Sometimes people that don’t want to be alone and did not do anything to end up alone end up that way. I fully believe that I am cursed.
i always say i don’t like to be around people i don’t know, its true i hate being in area with a large amount of people that i don’t know. if i am with someone i can handle it a lot easier. i don’t go out and party, a lot of people state that is my problem. i just don’t like going out and getting drunk. also i live in a smaller town that really doesn’t have much to offer in opportunities to go out and do things. i love reading books playing video games, but i miss having that hang out i did back in college i could go and just relax and see all my friends and be happy. i am not a fan of larger cities i am an oldskool small town dude. However i’m also use to being close to family and friends i could always count on. i have been on my own for quite some time now and i have never been in one place for very long.
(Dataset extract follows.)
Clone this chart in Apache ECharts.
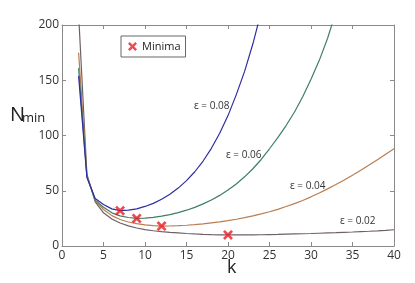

no matter where i’ve been something always happens that causes either me to move or start a new path and i just get further and further away from people i know. i get depressed and you get to read a blog post about it. this is my daily routine…
get up, get dressed, walk the dogs, go to work, come home, walk dogs, play a video game maybe, go to bed; and repeat.
and life is kind of stressful and sometime is wish i had someone to talk to at the end of the day. when people come along and say God doesn’t want you to be alone… well why won’t he answer my prayers? my faith has be rocked several times and its just hard to have faith in times like i’m having now . if i am meant to be happy why is it i can not be happy?